Indeed, even though this is where true learning can enter into the scheme of things (especially when there is real money on the line), better it is to “plan the trade and trade the plan” by knowing ahead of time just where the entry-point will be, what the risk/reward ratio is; i.e., how much to risk, and where the profit targets are before ever getting into the trade; otherwise, as a trader, you are only trading by the “seat of your pants,” and more often than not, that seat can get pretty hot.

Since the attempt here is to show how standing aside can also be thought of as taking a position when it comes to trading, perhaps talking about the importance of entries into the trade should be something put off to the side for another time. However, when you think about it, precision timing of entries is just the result of having practiced the patience and discipline of standing aside and waiting until the market shows us when to get in and when to stay out.

Standing Aside is the Art of Trading by Not Trading at All

When asked what his secret was as a jazz musician, Miles Davis once said it was all about the sound he heard in between the notes. Those sounds of silence are the moments when a musician simply stands aside and lets the ‘grooves’ within the sound show him when to play. The trader is like a musician who watches for those times when it’s best to be in the background and just wait until it’s time to trade. Instead of hearing the sound in between the notes, the trader sees the possibilites in between price patterns (grooves); and, like a jazz musician, comes in on the beat upon seeing the best time to enter.

When it comes to standing aside and waiting for the best time to enter the market, here’s another way to think about it: Let’s say a you enter a trade before the candle closed. It could be a candle for any time-frame, but for the sake of discussion let’s say it’s the one hour candle. The previous three one hour candles showed consecutive positive direction, closing at or near their highs. The current candle which you were watching still has 5 more minutes before it closes, but you decide to enter the market with a long position on a market order thinking that it will also close near or at its high. Unbeknownst to you, someone makes an unscheduled announcement inside of the last 5 minutes before the candle closes causing the market to drop 50 pips. Your drawdown is now whatever 50 pips equals for the amount per pip that you are trading.

If you are trading one standard lot and it’s the EUR.USD that you are trading, then you’re down USD $500.00. In order to get back to break-even now you must make back the money that was made before you entered the trade prematurely (before the candle closed). Had you waited until the 1-Hour candle closed before entering the trade, rather than taking a long position perhaps you would’ve taken a short position seeing that the market has reversed. Now, however, you are in a position that requires you to either manage the trade from a defensive standpoint or exit the trade with a loss.
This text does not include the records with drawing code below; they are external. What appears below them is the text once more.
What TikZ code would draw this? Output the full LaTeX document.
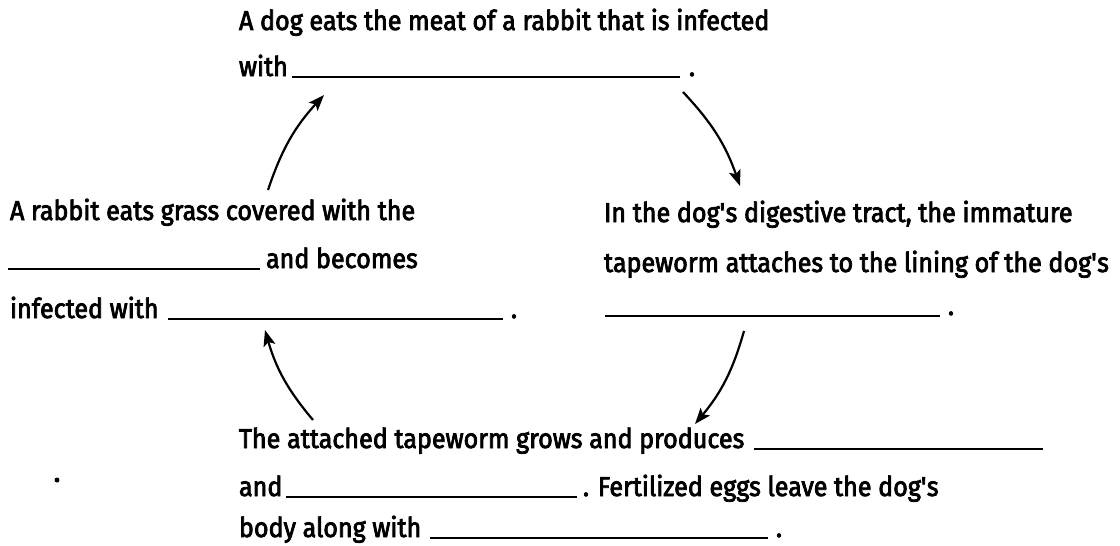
\documentclass[tikz,border=0pt]{standalone}
\usepackage{fontspec}
\setmainfont{Fira Sans}[FakeStretch=0.92,FakeBold=2.8]
\usetikzlibrary{arrows.meta}
\begin{document}
\begin{tikzpicture}[x=1pt,y=-1pt,
  txt/.style={anchor=base west,inner sep=0pt,outer sep=0pt,font=\fontsize{27.3}{32}\selectfont},
  blank/.style={line width=1.7pt},
  cyc/.style={line width=2.2pt,-{Stealth[length=16pt,width=12pt,inset=3.5pt]}}]
\useasboundingbox (0,0) rectangle (1120,546);
% top
\node[txt] (t1) at (239,30) {A dog eats the meat of a rabbit that is infected};
\node[txt] (t2) at (239,76) {with};
\draw[blank] (292,77) -- (680,77);
\node[txt] (t2p) at (689,76) {.};
% left
\node[txt] (l1) at (10,220) {A rabbit eats grass covered with the};
\draw[blank] (8,269) -- (260,269);
\node[txt] (l2) at (266,268) {and becomes};
\node[txt] (l3) at (10,318) {infected with};
\draw[blank] (168,319) -- (503,319);
\node[txt] (l3p) at (511,318) {.};
% right
\node[txt] (r1) at (604,222) {In the dog\textquotesingle s digestive tract, the immature};
\node[txt] (r2) at (604,272) {tapeworm attaches to the lining of the dog\textquotesingle s};
\draw[blank] (605,316) -- (940,316);
\node[txt] (r3p) at (948,315) {.};
% bottom
\node[txt] (b1) at (239,448) {The attached tapeworm grows and produces};
\draw[blank] (754,449) -- (1043,449);
\node[txt] (b2) at (239,496) {and};
\draw[blank] (286,497) -- (577,497);
\node[txt] (b2b) at (583,496) {. Fertilized eggs leave the dog\textquotesingle s};
\node[txt] (b3) at (239,537) {body along with};
\draw[blank] (430,538) -- (768,538);
\node[txt] (b3p) at (776,537) {.};
% arrows
\coordinate (a1s) at (268,190); \coordinate (a1e) at (324,95);
\coordinate (a2s) at (683,92);  \coordinate (a2e) at (740,186);
\coordinate (a3s) at (744,331); \coordinate (a3e) at (695,424);
\coordinate (a4s) at (313,420); \coordinate (a4e) at (265,330);
\draw[cyc] (a1s) to[bend left=12] (a1e);
\draw[cyc] (a2s) to[bend left=12] (a2e);
\draw[cyc] (a3s) to[bend left=12] (a3e);
\draw[cyc] (a4s) to[bend left=12] (a4e);
\fill (57,480) circle (2.5pt);
\end{tikzpicture}
\end{document}
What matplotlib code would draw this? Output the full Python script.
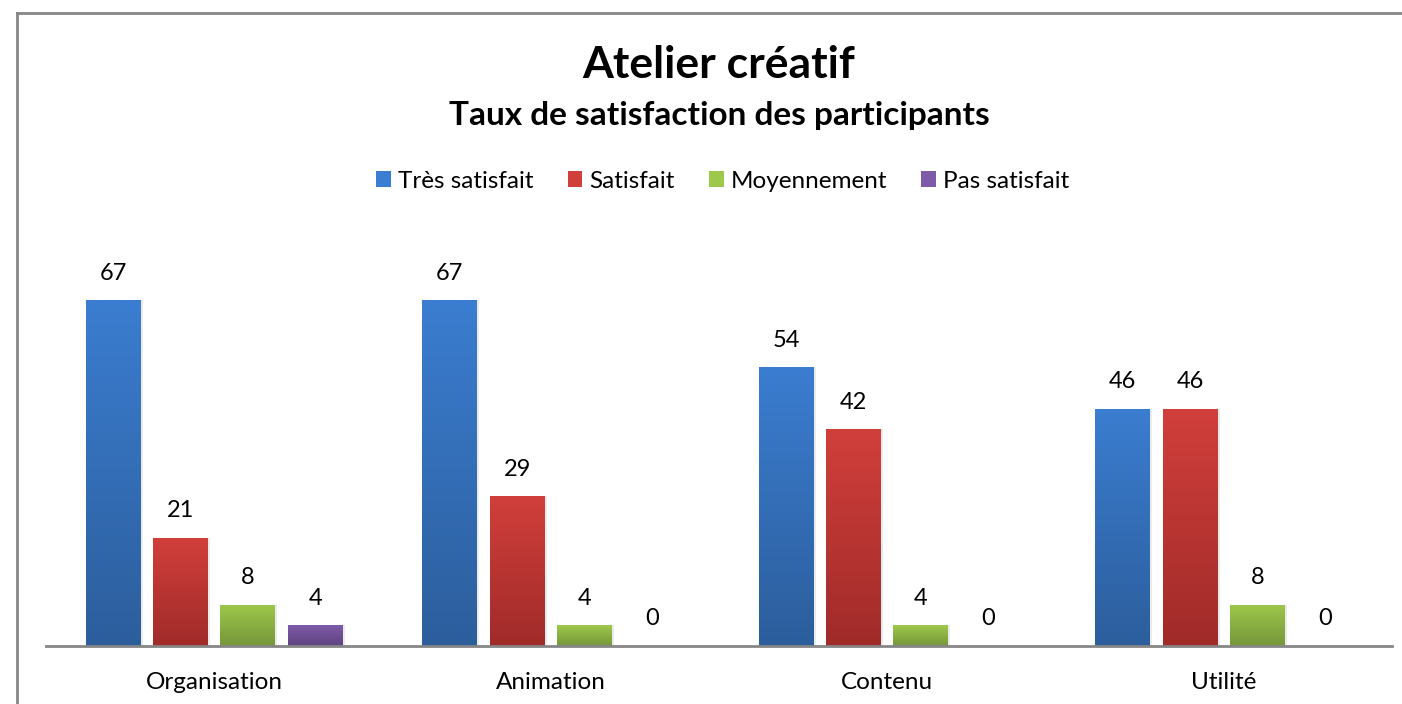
#!/usr/bin/env python

import numpy as np
import matplotlib
matplotlib.use("Agg")
from matplotlib import pyplot as plt
from matplotlib.patches import Rectangle
from matplotlib.colors import LinearSegmentedColormap

plt.rcParams['font.family'] = ['Lato', 'DejaVu Sans']

# data
categories = ["Organisation", "Animation", "Contenu", "Utilité"]
series_names = ["Très satisfait", "Satisfait", "Moyennement", "Pas satisfait"]
tres_satisfait = [67, 67, 54, 46]
satisfait = [21, 29, 42, 46]
moyennement = [8, 4, 4, 8]
pas_satisfait = [4, 0, 0, 0]

series = [tres_satisfait, satisfait, moyennement, pas_satisfait]
# (top colour, bottom colour) for the gradient fill
colors = [("#3b7dd0", "#2c5e9c"),
          ("#d13f3b", "#a02b29"),
          ("#9ec84b", "#76963a"),
          ("#7e5ba8", "#5f437f")]

fig = plt.figure(figsize=(14.02, 7.04), dpi=100)
ax = fig.add_axes([46 / 1402, 1 - 646 / 704, 1346 / 1402, 413 / 704])

x = np.arange(len(categories))
width = 0.163
offsets = [-0.3, -0.1, 0.1, 0.3]

grad = np.linspace(1, 0, 256).reshape(-1, 1)
for vals, (top, bottom), off in zip(series, colors, offsets):
    cmap = LinearSegmentedColormap.from_list("g", [bottom, top])
    for xi, v in zip(x, vals):
        left = xi + off - width / 2
        if v > 0:
            # soft shadow
            sh = Rectangle((left + 0.006, 0), width, v, facecolor="#000000",
                           alpha=0.08, edgecolor="none", zorder=1)
            ax.add_patch(sh)
            rect = Rectangle((left, 0), width, v, facecolor="none",
                             edgecolor="none", zorder=2)
            ax.add_patch(rect)
            im = ax.imshow(grad, cmap=cmap, aspect="auto",
                           extent=(left, left + width, 0, v), zorder=2,
                           interpolation="bilinear")
            im.set_clip_path(rect)
        ax.text(xi + off, v + 3.2, str(v), ha="center", va="bottom",
                fontsize=17, color="#000000")

ax.set_xlim(-0.5, len(categories) - 0.5)
ax.set_ylim(0, 80)

for s in ["top", "right", "left"]:
    ax.spines[s].set_visible(False)
ax.spines["bottom"].set_color("#868686")
ax.spines["bottom"].set_linewidth(2)
ax.set_yticks([])
ax.set_xticks(x)
ax.set_xticklabels(categories, fontsize=17.5)
ax.tick_params(axis="x", length=0, pad=19)

# legend
handles = [Rectangle((0, 0), 1, 1, facecolor=c[0]) for c in colors]
fig.legend(handles, series_names, loc="center", bbox_to_anchor=(723 / 1402, 1 - 181 / 704),
           ncol=4, frameon=False, fontsize=17.5, handlelength=0.6, handleheight=0.6,
           handletextpad=0.3, columnspacing=1.4)

fig.text(719 / 1402, 1 - 65 / 704, "Atelier créatif", ha="center", va="center",
         fontsize=32, fontweight="bold")
fig.text(719 / 1402, 1 - 116 / 704, "Taux de satisfaction des participants",
         ha="center", va="center", fontsize=24, fontweight="bold")

# chart frame (left and top edges visible)
fig.add_artist(plt.Line2D([17 / 1402, 17 / 1402], [0, 1 - 13 / 704],
                          color="#868686", linewidth=2, transform=fig.transFigure))
fig.add_artist(plt.Line2D([17 / 1402, 1], [1 - 13 / 704, 1 - 13 / 704],
                          color="#868686", linewidth=2, transform=fig.transFigure))

fig.savefig("out.png", dpi=100, facecolor="white")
Again, even if you do get back to break-even, you have only made the same money that you already had before having entered the trade. Remember, what was $500.00 before entering the trade now means you must make another $500.00 just to get back to break-even because the $500.00 drawdown is money you had already made, and now you are having to make it again which is like having to make $1000.00 instead of just $500.00. Waiting until the 1-Hour candle closed could have prevented so much unnecessary action needed just to get back to break-even; and, perhaps you would now have made an extra $500.00 that you had to defend when the trade moved against you, meaning you would now have $1000.00, including the $500.00 you preserved by waiting for the candle to close.

Essentially, the bottom line is this:

If you are suffering losses or drawdowns because of premature entries, and you are winning back the money that you lost by getting back to break-even, why not simply stand aside until the market shows you the right time to enter and make what is equivalent to a doubling of the money that you had to make by winning it back when you lost it in the first place?!